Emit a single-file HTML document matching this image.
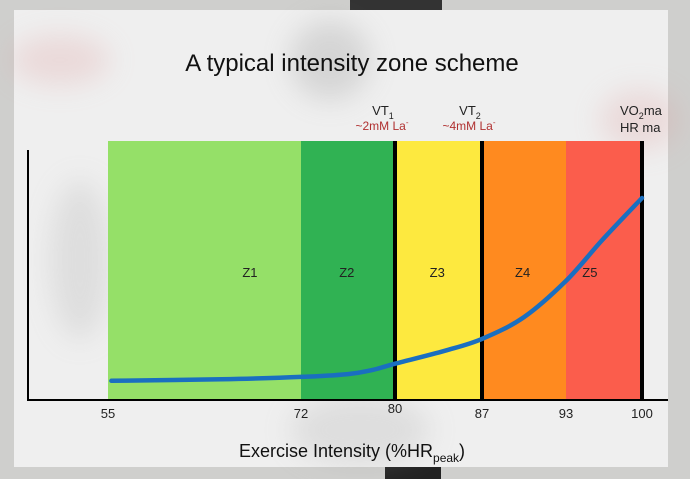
<!DOCTYPE html>
<html><head><meta charset="utf-8"><style>
body{margin:0;width:690px;height:479px;overflow:hidden;background:#cfcfcd;font-family:"Liberation Sans",sans-serif}
svg{display:block}
</style></head><body>
<svg id="c" width="690" height="479">
<defs><filter id="bl"><feGaussianBlur stdDeviation="14"/></filter></defs>
<rect x="350" y="0" width="92" height="12" fill="#333"/>
<rect x="385" y="466" width="56" height="13" fill="#222"/>
<rect x="14" y="10" width="654" height="457" fill="#efefef"/>
<g filter="url(#bl)" opacity="0.25">
<ellipse cx="60" cy="60" rx="50" ry="25" fill="#d99"/>
<ellipse cx="640" cy="120" rx="40" ry="30" fill="#d99"/>
<ellipse cx="330" cy="60" rx="40" ry="40" fill="#888"/>
<ellipse cx="80" cy="260" rx="30" ry="80" fill="#aaa"/>
<ellipse cx="360" cy="430" rx="70" ry="35" fill="#aaa"/>
</g>
<text x="352" y="71" font-size="24" text-anchor="middle" fill="#111">A typical intensity zone scheme</text>
<g id="plot"></g>
</svg>
<script>
const zoneStarts=[55,72,80,87,93];
const zoneEnds=[72,80,87,93,100];
const zoneNames=["Z1","Z2","Z3","Z4","Z5"];
const zoneLabelX=[67.5,75.9,83.4,89.9,95.2];
const zoneColors=["#95e068","#30b253","#fde93f","#ff8a1f","#fb5d4c"];
const tickValues=[55,72,80,87,93,100];
const thresholdValues=[80,87,100];
const curveX=[55.3,65,72,76,78,80,84,87,90,93,96.3,100];
const curveY=[7.4,8,8.9,10,11.5,14,19,23.6,32,46,61.6,78];
const dom=[55,72,80,87,93,100], rng=[108,301,395,482,566,642];
function sx(v){for(let i=0;i<dom.length-1;i++){if(v<=dom[i+1]||i==dom.length-2){const t=(v-dom[i])/(dom[i+1]-dom[i]);return rng[i]+t*(rng[i+1]-rng[i]);}}}
const y0=400,y1=141;
function sy(v){return y0-(v/100)*(y0-y1);}
const NS="http://www.w3.org/2000/svg",g=document.getElementById('plot');
function mk(t,a,p){const e=document.createElementNS(NS,t);for(const k in a)e.setAttribute(k,a[k]);(p||g).appendChild(e);return e;}
zoneStarts.forEach((s,i)=>{
 const r=mk('rect',{x:sx(s),y:y1,width:sx(zoneEnds[i])-sx(s),height:y0-y1,fill:zoneColors[i]});
 
 
 const t=mk('text',{x:sx(zoneLabelX[i]),y:277,'font-size':13,'text-anchor':'middle',fill:'#222'});
 t.textContent=zoneNames[i];
 
 
});
thresholdValues.forEach(v=>{
 const l=mk('line',{x1:sx(v),x2:sx(v),y1:y1,y2:y0,stroke:'#000','stroke-width':4});
 
 
});
const P=curveX.map((x,i)=>[sx(x),sy(curveY[i])]);
let d='M'+P[0][0].toFixed(1)+','+P[0][1].toFixed(1);
for(let i=0;i<P.length-1;i++){
 const p0=P[Math.max(0,i-1)],p1=P[i],p2=P[i+1],p3=P[Math.min(P.length-1,i+2)];
 const c1=[p1[0]+(p2[0]-p0[0])/6,p1[1]+(p2[1]-p0[1])/6],c2=[p2[0]-(p3[0]-p1[0])/6,p2[1]-(p3[1]-p1[1])/6];
 d+='C'+c1.map(n=>n.toFixed(1)).join(',')+' '+c2.map(n=>n.toFixed(1)).join(',')+' '+p2.map(n=>n.toFixed(1)).join(',');
}
const c=mk('path',{d:d,fill:'none',stroke:'#1a6fc0','stroke-width':4.5,'stroke-linejoin':'round','stroke-linecap':'round'});


const ax=mk('path',{d:'M28,150 L28,400 L668,400',fill:'none',stroke:'#000','stroke-width':2});


tickValues.forEach(v=>{
 const t=mk('text',{x:sx(v),y:v==80?413:418,'font-size':13,'text-anchor':'middle',fill:'#222'});
 t.textContent=v;
 
 
});
</script>
<svg style="position:absolute;left:0;top:0" width="690" height="479">
<text x="383" y="115" font-size="13" text-anchor="middle" fill="#222">VT<tspan font-size="9" dy="4">1</tspan></text>
<text x="382" y="130" font-size="12" text-anchor="middle" fill="#b03030">~2mM La<tspan font-size="8" dy="-5">-</tspan></text>
<text x="470" y="115" font-size="13" text-anchor="middle" fill="#222">VT<tspan font-size="9" dy="4">2</tspan></text>
<text x="469" y="130" font-size="12" text-anchor="middle" fill="#b03030">~4mM La<tspan font-size="8" dy="-5">-</tspan></text>
<text x="620" y="115" font-size="13" fill="#222">VO<tspan font-size="9" dy="4">2</tspan><tspan dy="-4">ma</tspan></text>
<text x="620" y="132" font-size="13" fill="#222">HR ma</text>
<text x="352" y="457" font-size="18" text-anchor="middle" fill="#111">Exercise Intensity (%HR<tspan font-size="12" dy="5">peak</tspan><tspan dy="-5">)</tspan></text>
</svg>
</body></html>
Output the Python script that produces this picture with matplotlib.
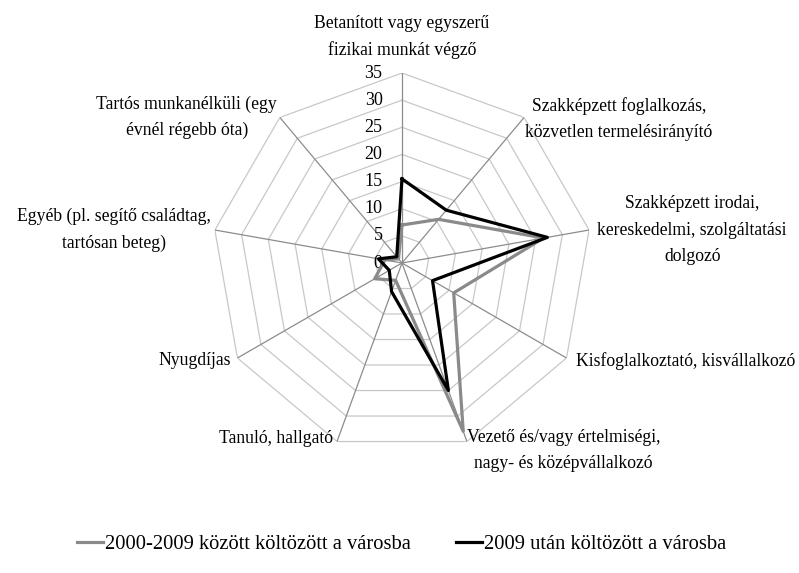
import matplotlib
matplotlib.use('Agg')
import matplotlib.pyplot as plt
import numpy as np

plt.rcParams['font.family'] = ['Liberation Serif', 'DejaVu Serif']

categories = [
    'Betanított vagy egyszerű\nfizikai munkát végző',
    'Szakképzett foglalkozás,\nközvetlen termelésirányító',
    'Szakképzett irodai,\nkereskedelmi, szolgáltatási\ndolgozó',
    'Kisfoglalkoztató, kisvállalkozó',
    'Vezető és/vagy értelmiségi,\nnagy- és középvállalkozó',
    'Tanuló, hallgató',
    'Nyugdíjas',
    'Egyéb (pl. segítő családtag,\ntartósan beteg)',
    'Tartós munkanélküli (egy\névnél régebb óta)',
]
series_names = ['2000-2009 között költözött a városba',
                '2009 után költözött a városba']
vals_2000_2009 = [7.0, 10.5, 26.5, 11.0, 33.0, 3.4, 5.8, 3.2, 1.0]
vals_2009_after = [15.5, 12.7, 27.2, 6.5, 25.0, 5.6, 2.7, 4.4, 1.5]
r_ticks = [0, 5, 10, 15, 20, 25, 30, 35]

n = len(categories)
theta = np.arange(n) * 2 * np.pi / n
theta_c = np.append(theta, theta[0])

fig = plt.figure(figsize=(7.99, 5.73), dpi=100)
ax = fig.add_axes([0.2653, 0.2094, 0.4756, 0.6632], projection='polar')
ax.set_theta_zero_location('N')
ax.set_theta_direction(-1)
ax.set_ylim(0, 35)
ax.set_xticks([])
ax.set_yticks([])
ax.grid(False)
ax.spines['polar'].set_visible(False)
ax.patch.set_visible(False)

# polygon rings and spokes
for r in r_ticks[1:]:
    ax.plot(theta_c, [r] * (n + 1), color='#c8c8c8', lw=0.9, zorder=1)
for t in theta:
    ax.plot([t, t], [0, 35], color='#8c8c8c', lw=0.9, zorder=1)

# series
ax.plot(theta_c, vals_2000_2009 + vals_2000_2009[:1], color='#8a8a8a', lw=2.3,
        zorder=3, label=series_names[0])
ax.plot(theta_c, vals_2009_after + vals_2009_after[:1], color='black', lw=2.3,
        zorder=4, label=series_names[1])

# radial tick labels
for r in r_ticks:
    ax.annotate(str(r), xy=(0, r), xytext=(-14, 0), textcoords='offset points',
                ha='right', va='center', fontsize=13, color='black', zorder=2)

# category labels
label_pos = [
    ((0, 10), 'center', 'bottom'),
    ((1, -1), 'left', 'center'),
    ((6, 0), 'left', 'center'),
    ((7, -2), 'left', 'center'),
    ((0, 9), 'left', 'top'),
    ((-3, 8), 'right', 'top'),
    ((-5, -2), 'right', 'center'),
    ((-3, 0), 'right', 'center'),
    ((-2, 0), 'right', 'center'),
]
for t, lab, (off, ha, va) in zip(theta, categories, label_pos):
    ax.annotate(lab, xy=(t, 35), xytext=off, textcoords='offset points',
                ha=ha, va=va, multialignment='center', fontsize=12.7,
                linespacing=1.7)

fig.legend(loc='center', bbox_to_anchor=(0.503, 0.05), ncol=2, frameon=False,
           fontsize=14.8, handlelength=1.25, handletextpad=0.1,
           columnspacing=2.2)

fig.savefig('out.png', dpi=100)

Problem statement:
Starting at the line that contains "Output the Python" and stopping after the line that contains "plt.rcParams['font.family'] = ['Liberation", copy every line exactly. Leave any pictures behind.

Reply:
Output the Python script that produces this picture with matplotlib.
import matplotlib
matplotlib.use('Agg')
import matplotlib.pyplot as plt
import numpy as np

plt.rcParams['font.family'] = ['Liberation Serif', 'DejaVu Serif']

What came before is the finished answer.